A question of land

It was great to hear new Housing Minister Kit Malthouse reaffirm the government’s commitment to its target of building 300,000 new homes a year, and even more encouraging to hear some new ideas as to how Government can help to achieve this by increasing the supply of land for development.

Malthouse was speaking at the recent H+H sponsored Housing Market Intelligence conference in London. The minister said his mission was to build “More homes, better and faster”.

It is a goal that is starting to look achievable now that concerns over planning, a perennial problem cited by housebuilders for their slow build-out rates, appear to be easing following July’s long-awaited update of the National Planning Policy Framework for England.

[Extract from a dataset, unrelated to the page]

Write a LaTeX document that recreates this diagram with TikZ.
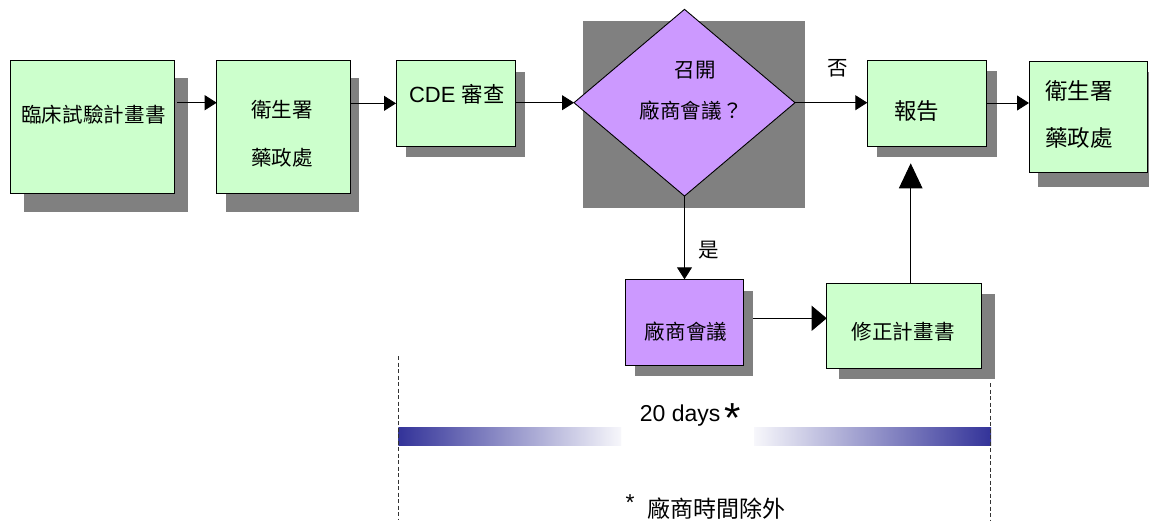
\documentclass[tikz,border=0pt]{standalone}
\usepackage{fontspec}
\setmainfont{Liberation Sans}
\newfontfamily\cjkA[LetterSpace=1]{Noto Sans CJK TC}
\newfontfamily\cjkB{Noto Sans CJK TC}
\usetikzlibrary{arrows.meta,shapes.geometric,calc}
\definecolor{boxgreen}{HTML}{CCFFCC}
\definecolor{boxpurple}{HTML}{CC99FF}
\definecolor{shadowgray}{HTML}{808080}
\definecolor{navy}{HTML}{333399}
\begin{document}
\begin{tikzpicture}[x=1pt,y=-1pt,
  gbox/.style={draw=black,line width=0.9pt,fill=boxgreen,inner sep=0pt,outer sep=0pt},
  pbox/.style={draw=black,line width=0.9pt,fill=boxpurple,inner sep=0pt,outer sep=0pt},
  shd/.style={fill=shadowgray},
  lab/.style={inner sep=0pt,font=\cjkA\fontsize{20.5}{24}\selectfont},
  labbig/.style={inner sep=0pt,font=\cjkB\fontsize{22.5}{26}\selectfont},
  conn/.style={line width=0.9pt,draw=black},
  arr/.style={conn,-{Triangle[length=12pt,width=15pt]}},
  bigarr/.style={conn,-{Triangle[length=15pt,width=25pt]}},
  uparr/.style={conn,-{Triangle[length=25pt,width=23.5pt]}},
  dashline/.style={line width=0.8pt,draw=black!80,dash pattern=on 4pt off 2.5pt}
]
\useasboundingbox (0,0) rectangle (1149,520);
\fill[white] (0,0) rectangle (1149,520);

% shadows
\fill[shd] (24,78.3) rectangle (187.7,211.7);
\fill[shd] (226,78.3) rectangle (359.3,211.7);
\fill[shd] (406,72.3) rectangle (525,157.3);
\fill[shd] (582.7,20.7) rectangle (805,208.3);
\fill[shd] (876.7,71) rectangle (996.7,157.3);
\fill[shd] (1038,71.7) rectangle (1149,186.7);
\fill[shd] (635,291) rectangle (753.3,376);
\fill[shd] (839.3,294) rectangle (995,379.3);

% boxes
\node[gbox,minimum width=163.3pt,minimum height=132.6pt] (b1) at (92.35,127) {};
\node[gbox,minimum width=133.3pt,minimum height=132.6pt] (b2) at (283.35,127) {};
\node[gbox,minimum width=119pt,minimum height=85.3pt] (cde) at (455.5,103.35) {};
\node[pbox,shape=diamond,minimum width=221pt,minimum height=186.7pt] (dec) at (684.5,102.7) {};
\node[gbox,minimum width=118.7pt,minimum height=86pt] (rep) at (926.65,103) {};
\node[gbox,minimum width=118.3pt,minimum height=110.6pt] (fda) at (1088.15,117) {};
\node[pbox,minimum width=118.3pt,minimum height=85.7pt] (mtg) at (684.15,322.15) {};
\node[gbox,minimum width=155pt,minimum height=85pt] (rev) at (904.2,325.8) {};

% texts
\node[lab] (t1) at (93.5,115) {臨床試驗計畫書};
\node[lab] (t2a) at (282,110) {衛生署};
\node[lab] (t2b) at (282,157.7) {藥政處};
\node[inner sep=0pt,anchor=base west,font=\fontsize{22}{26}\selectfont] (t3) at (408.8,102.7) {CDE {\cjkB\fontsize{21.5}{24}\selectfont 審查}};
\node[lab] (t4a) at (695,70) {召開};
\node[lab] (t4b) at (691,111) {廠商會議？};
\node[lab] (tno) at (838,68.5) {否};
\node[lab] (tyes) at (708.5,250) {是};
\node[labbig] (t5) at (916.5,111.5) {報告};
\node[labbig] (t6a) at (1079,90.5) {衛生署};
\node[labbig] (t6b) at (1079,138) {藥政處};
\node[lab] (t7) at (686,331.7) {廠商會議};
\node[lab] (t8) at (903,331.7) {修正計畫書};

% connectors
\coordinate (s1) at (177,102.7);
\draw[arr] (s1) -- (b2.west |- s1);
\draw[arr] (b2.east |- cde.west) -- (cde.west);
\draw[arr] (cde.east |- dec.west) -- (dec.west);
\draw[arr] (dec.east) -- (rep.west |- dec.east);
\draw[arr] (rep.east) -- (fda.west |- rep.east);
\draw[arr] (dec.south) -- (dec.south |- mtg.north);
\coordinate (s2) at (753.3,318.3);
\draw[bigarr] (s2) -- (rev.west |- s2);
\coordinate (s3) at (910.7,163.3);
\draw[uparr] (rev.north -| s3) -- (s3);

% time span
\coordinate (d1t) at (398.3,356);
\coordinate (d1b) at (398.3,520);
\coordinate (d2t) at (990,383);
\coordinate (d2b) at (990,520);
\shade[left color=navy,right color=navy!4] (398.3,427.3) rectangle (621,445);
\shade[left color=navy!4,right color=navy] (754,427.3) rectangle (991,445);
\draw[dashline] (d1t) -- (d1b);
\draw[dashline] (d2t) -- (d2b);

\node[inner sep=0pt,anchor=base west,font=\fontsize{23}{27}\selectfont] (days) at (639.7,421.7) {20 days};
\node[inner sep=0pt,font=\fontsize{42}{46}\selectfont] (dast) at (732.3,418) {*};
\node[inner sep=0pt,font=\fontsize{23}{27}\selectfont] (fast) at (630,503) {*};
\node[inner sep=0pt,font=\cjkB\fontsize{23}{26}\selectfont] (foot) at (716.2,508.3) {廠商時間除外};
\end{tikzpicture}
\end{document}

The issue of supply now appears to be shifting towards the need to acquire the land on which to build in the first place. So it was reassuring to hear the minister say that he was “putting heavy pressure” on his ministerial colleagues in departments such as the MoD to put land on the market that could be used to build homes.

In addition to the potential availability of more government-owned land for housebuilding, two more recently announced Government initiatives point to a determination to accelerate the growth of public sector housing too.

A week before the HMI conference Theresa May announced the scrapping of the cap on council borrowing for council house building – a move that could see an estimated 10,000 additional homes a year being built.

Less headline-grabbing, but potentially equally significant was the announcement of a £2billion fund for Housing Associations. The significance here is not so much the total - £2 billion may not actually go very far when it comes to national housing need – but the fact that the money could be claimed at any point in the next decade – allowing HAs the luxury of some proper forward planning.

Kit Malthouse said the announcement “would send long term capacity signals about the ambition of the government to grow the housing market to give you [housebuilders] and the supply chain confidence to invest”. 

All of this seems timely, potentially encouraging an expansion in public sector housing that could be set to accelerate as the Help to Buy scheme winds down post-2023.

Once investment was on the agenda, however, the minister was keen to reiterate calls for housebuilders to expand their involvement with offsite construction and modular housing.

This is hardly a new theme and there seems little point in repeatedly berating private sector housebuilding companies for not making the huge up-front investment required in a market that is by its nature volatile and open to sudden and dramatic change: the vast majority of new homes will still be delivered by the private sector.

At H+H we have always believed that the introduction of Modern Methods of Construction will succeed more gradually, with progressively greater percentages of the structure being supplied to site as finished components.  This avoids both the colossal investment and risk involved in developing “house factories” and also allows the construction industry to accommodate change gradually.

This is where our own I-House concept, developed with SIG, sits in the market.  Storey-high aircrete panels combined with prefabricated floors and roof structures enable a familiar masonry home to be built on site in just a week.

We are having success with this method primarily in the delivery of affordable housing, where standard designs are needed to be delivered as quickly as possible – speed of delivery is seldom the overriding objective for private sector developments where build-out rates need to be matched with sales.  With this attractive solution available, we are viewing the accelerating attempts to stimulate public sector housing very positively.